18 thoughts on “Coffee Cupping Is A Grind — Spectroscopy Could Brew Better Beans

  1. Water is very important too.
    Infact your life depends on water
    You see without water I can’t make coffee
    Without coffee…. well you can see where this is going…☕☕☕☕☕

  2. Nice, I recall when out attending one of the Eigenvector University’s, some group had an initiative to do similar to promote fair trade grading of the beans. This was back in the mid 2000’s if I’m recalling correctly. I’ll have to read into more.

  3. I really doubt near infra red has the resolution to supply enough information, particularly in a hand held device to do any more than say it is looking at coffee, and even then it will have a hard time distinguishing it from let’s say burnt toast.

  4. Didn’t we have a few of those magical failed portable spectroscopes that did nothing in real life? Like told us that they will be able to tell us the nutritional values of foods etc?

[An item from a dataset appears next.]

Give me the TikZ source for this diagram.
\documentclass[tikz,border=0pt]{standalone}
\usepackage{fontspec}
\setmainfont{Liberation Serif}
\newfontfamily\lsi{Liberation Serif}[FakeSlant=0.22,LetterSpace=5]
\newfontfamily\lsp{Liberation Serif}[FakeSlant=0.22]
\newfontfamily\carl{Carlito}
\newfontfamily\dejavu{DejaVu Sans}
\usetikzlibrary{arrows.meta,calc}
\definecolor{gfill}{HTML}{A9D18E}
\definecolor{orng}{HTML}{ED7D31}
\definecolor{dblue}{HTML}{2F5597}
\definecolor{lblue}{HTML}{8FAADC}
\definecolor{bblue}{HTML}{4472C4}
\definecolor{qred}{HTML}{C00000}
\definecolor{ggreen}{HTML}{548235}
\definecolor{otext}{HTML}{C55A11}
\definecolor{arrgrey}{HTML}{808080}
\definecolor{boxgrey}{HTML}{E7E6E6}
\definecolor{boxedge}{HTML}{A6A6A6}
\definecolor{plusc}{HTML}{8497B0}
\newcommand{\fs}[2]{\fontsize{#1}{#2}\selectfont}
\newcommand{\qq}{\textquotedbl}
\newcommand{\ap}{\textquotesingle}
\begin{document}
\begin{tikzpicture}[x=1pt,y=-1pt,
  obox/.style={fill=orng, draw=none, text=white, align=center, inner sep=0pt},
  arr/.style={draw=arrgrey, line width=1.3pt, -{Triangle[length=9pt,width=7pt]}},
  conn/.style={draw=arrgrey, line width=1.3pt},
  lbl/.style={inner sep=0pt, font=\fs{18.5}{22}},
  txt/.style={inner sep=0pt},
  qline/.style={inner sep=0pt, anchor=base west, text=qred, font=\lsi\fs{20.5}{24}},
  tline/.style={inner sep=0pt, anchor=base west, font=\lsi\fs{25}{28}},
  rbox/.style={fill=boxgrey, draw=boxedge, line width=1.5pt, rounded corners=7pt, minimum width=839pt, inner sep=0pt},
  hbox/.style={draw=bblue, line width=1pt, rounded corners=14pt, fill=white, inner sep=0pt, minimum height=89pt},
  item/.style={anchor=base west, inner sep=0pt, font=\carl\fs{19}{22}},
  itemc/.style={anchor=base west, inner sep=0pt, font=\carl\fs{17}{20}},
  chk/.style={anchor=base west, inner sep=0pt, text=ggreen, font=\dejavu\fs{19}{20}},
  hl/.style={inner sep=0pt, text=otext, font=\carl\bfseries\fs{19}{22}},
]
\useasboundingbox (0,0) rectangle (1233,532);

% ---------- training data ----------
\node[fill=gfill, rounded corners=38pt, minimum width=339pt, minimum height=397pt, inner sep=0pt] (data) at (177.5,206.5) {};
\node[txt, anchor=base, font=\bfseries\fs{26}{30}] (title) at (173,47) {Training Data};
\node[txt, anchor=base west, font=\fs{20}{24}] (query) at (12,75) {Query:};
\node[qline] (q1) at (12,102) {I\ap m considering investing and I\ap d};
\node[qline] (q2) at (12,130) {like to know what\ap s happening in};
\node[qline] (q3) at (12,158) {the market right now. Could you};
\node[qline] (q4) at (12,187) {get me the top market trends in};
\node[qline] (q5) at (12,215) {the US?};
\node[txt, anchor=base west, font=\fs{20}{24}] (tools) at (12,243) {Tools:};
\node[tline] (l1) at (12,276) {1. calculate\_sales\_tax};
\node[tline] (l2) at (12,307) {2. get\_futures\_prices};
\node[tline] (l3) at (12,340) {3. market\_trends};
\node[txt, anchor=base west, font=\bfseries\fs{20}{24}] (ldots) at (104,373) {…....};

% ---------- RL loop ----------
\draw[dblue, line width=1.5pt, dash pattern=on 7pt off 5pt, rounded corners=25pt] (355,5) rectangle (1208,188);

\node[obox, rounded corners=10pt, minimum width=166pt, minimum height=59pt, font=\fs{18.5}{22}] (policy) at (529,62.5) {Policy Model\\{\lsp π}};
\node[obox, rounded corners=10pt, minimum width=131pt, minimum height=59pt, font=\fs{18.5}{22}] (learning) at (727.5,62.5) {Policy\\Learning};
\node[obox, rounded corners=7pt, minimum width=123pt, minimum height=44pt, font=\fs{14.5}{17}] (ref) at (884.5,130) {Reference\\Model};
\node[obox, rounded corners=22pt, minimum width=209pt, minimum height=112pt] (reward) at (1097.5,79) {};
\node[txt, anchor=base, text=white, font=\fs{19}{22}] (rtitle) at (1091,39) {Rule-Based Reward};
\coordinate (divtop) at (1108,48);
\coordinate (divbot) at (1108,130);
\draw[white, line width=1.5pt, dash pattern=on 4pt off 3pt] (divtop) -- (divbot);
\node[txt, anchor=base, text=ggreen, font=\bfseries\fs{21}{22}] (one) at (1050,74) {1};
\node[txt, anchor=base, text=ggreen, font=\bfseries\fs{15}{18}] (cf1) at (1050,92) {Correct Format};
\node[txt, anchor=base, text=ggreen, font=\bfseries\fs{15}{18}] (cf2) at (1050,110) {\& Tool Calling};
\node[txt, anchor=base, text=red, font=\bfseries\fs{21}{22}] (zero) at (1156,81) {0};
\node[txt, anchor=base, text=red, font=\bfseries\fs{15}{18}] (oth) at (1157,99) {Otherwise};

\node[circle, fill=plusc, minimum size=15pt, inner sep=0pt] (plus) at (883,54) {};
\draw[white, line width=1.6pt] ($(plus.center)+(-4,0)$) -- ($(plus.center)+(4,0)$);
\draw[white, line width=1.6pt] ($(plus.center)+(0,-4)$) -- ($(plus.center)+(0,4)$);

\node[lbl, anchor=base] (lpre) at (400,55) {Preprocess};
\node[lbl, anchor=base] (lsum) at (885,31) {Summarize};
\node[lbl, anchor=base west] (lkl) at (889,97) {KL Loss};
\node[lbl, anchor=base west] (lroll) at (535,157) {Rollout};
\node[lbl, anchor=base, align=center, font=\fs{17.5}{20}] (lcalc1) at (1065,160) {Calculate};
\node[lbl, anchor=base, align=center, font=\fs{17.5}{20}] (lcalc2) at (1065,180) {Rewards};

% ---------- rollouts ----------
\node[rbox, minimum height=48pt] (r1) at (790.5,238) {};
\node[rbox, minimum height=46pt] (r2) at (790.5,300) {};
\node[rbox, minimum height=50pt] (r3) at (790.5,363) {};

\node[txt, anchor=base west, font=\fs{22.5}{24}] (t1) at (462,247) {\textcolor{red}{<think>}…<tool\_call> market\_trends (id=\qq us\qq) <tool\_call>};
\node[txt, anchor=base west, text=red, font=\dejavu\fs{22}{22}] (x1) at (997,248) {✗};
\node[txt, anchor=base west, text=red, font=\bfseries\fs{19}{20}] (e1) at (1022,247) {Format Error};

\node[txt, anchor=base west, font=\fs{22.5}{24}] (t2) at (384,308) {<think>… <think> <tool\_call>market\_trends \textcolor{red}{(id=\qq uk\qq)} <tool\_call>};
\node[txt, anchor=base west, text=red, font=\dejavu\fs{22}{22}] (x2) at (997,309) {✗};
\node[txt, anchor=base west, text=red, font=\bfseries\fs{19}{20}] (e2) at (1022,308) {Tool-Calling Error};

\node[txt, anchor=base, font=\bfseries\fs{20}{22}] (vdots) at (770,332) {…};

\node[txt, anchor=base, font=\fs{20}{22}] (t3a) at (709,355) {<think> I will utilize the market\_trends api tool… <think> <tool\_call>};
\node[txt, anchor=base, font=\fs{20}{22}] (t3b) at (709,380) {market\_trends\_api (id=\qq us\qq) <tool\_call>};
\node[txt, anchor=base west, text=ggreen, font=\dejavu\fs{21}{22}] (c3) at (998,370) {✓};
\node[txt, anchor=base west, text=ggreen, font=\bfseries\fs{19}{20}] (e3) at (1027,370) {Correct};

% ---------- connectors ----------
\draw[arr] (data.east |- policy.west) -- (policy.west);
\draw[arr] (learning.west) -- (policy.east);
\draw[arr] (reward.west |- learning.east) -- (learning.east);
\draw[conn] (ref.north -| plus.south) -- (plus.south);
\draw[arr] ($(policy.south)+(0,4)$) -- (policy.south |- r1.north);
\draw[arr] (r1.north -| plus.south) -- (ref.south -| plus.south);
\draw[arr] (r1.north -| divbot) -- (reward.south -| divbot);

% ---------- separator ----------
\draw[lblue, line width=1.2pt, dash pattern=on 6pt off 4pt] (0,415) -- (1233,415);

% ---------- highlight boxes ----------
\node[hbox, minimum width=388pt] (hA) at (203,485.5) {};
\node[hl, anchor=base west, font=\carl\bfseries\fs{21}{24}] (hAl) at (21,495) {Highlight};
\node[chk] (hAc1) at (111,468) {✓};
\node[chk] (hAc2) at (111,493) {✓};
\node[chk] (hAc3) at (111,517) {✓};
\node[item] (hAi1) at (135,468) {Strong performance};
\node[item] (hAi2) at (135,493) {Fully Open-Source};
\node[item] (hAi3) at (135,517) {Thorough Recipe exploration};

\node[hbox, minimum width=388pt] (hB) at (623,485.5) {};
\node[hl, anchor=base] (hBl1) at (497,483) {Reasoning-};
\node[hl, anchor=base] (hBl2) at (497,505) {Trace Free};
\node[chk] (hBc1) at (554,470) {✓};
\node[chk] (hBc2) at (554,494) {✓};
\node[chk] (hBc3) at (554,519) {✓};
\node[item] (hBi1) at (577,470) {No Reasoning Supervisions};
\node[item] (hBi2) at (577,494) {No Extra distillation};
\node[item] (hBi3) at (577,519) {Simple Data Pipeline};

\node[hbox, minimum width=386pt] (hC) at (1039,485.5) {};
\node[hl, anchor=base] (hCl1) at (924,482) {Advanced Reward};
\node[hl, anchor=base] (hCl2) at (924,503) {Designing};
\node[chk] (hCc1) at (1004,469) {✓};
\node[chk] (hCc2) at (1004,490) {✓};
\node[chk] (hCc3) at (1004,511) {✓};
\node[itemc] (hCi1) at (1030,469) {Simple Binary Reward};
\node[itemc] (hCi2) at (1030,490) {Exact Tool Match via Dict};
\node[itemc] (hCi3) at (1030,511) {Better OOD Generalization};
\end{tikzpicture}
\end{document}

  5. Also, it is pretty disingenuous for SCiO to call their device a spectrometer with 12 sensors. Multiple spectrophotometers would be more appropriate. More advanced devices use a grating and a much denser array of detectors and even with the typically narrower range of wavelength scanned compared to a bench top instrument would have a higher chance of success. Even then it could likely only be used as a screening tool, and the sample would have to be prepared and read in an extremely consistent manner. If they were serious about this approach, there are much more accurate ways of getting a real spectrum.

    1. spectrometer – noun

      spec·​trom·​e·​ter | \ spek-ˈträ-mə-tər

      1 : an instrument used for measuring wavelengths of light spectra

      You’re not very good at this, are you?

    2. A couple years ago there was a scam Kickstarter with a similar goal/method that was supposed to tell you the basic nutrients in grocery store produce. While this sounds slightly more plausible, I highly doubt that it will ever work.

    3. Yep, like I was assuming when last left off.

      From my experience; you really need a CMOS, CCD, InGaAs or maybe a few other sensors will be suitable with ideally a FT design versus a Dispersive (diffraction grating) design for best performance.

      MEMS and AOTF systems seem suitable also… though these way simpler designs most likely won’t have the resolution required.

      Seems most cost effective to determine which webcam sensor extends into the NIR range?

      The SCIO device seems for the price to be a great paradigm of thinking… though seriously doubting the capabilities with the limited resolution and sensor range that isn’t even disclosed. I vote fail for lack of clarity in regards to specs. and I hope that position isn’t a beta error.

      I literally found there are 2K & 4K webcams on the market for under $30 that can make a decent webcam spectrometer with a diffraction grating, a double sided razor blade and whatever the user has to make a case.

    1. Coffee snobs already accept the readings from an instrument to monitor roast temperatures and brewing water temperature, and an instrument to determine brew water pH, and another to weigh beans and water, and yet another device to time the brew cycle. Why would they reject the analysis of green beans if given by yet another instrument? It seems like they welcome as much quantitative data as they can get.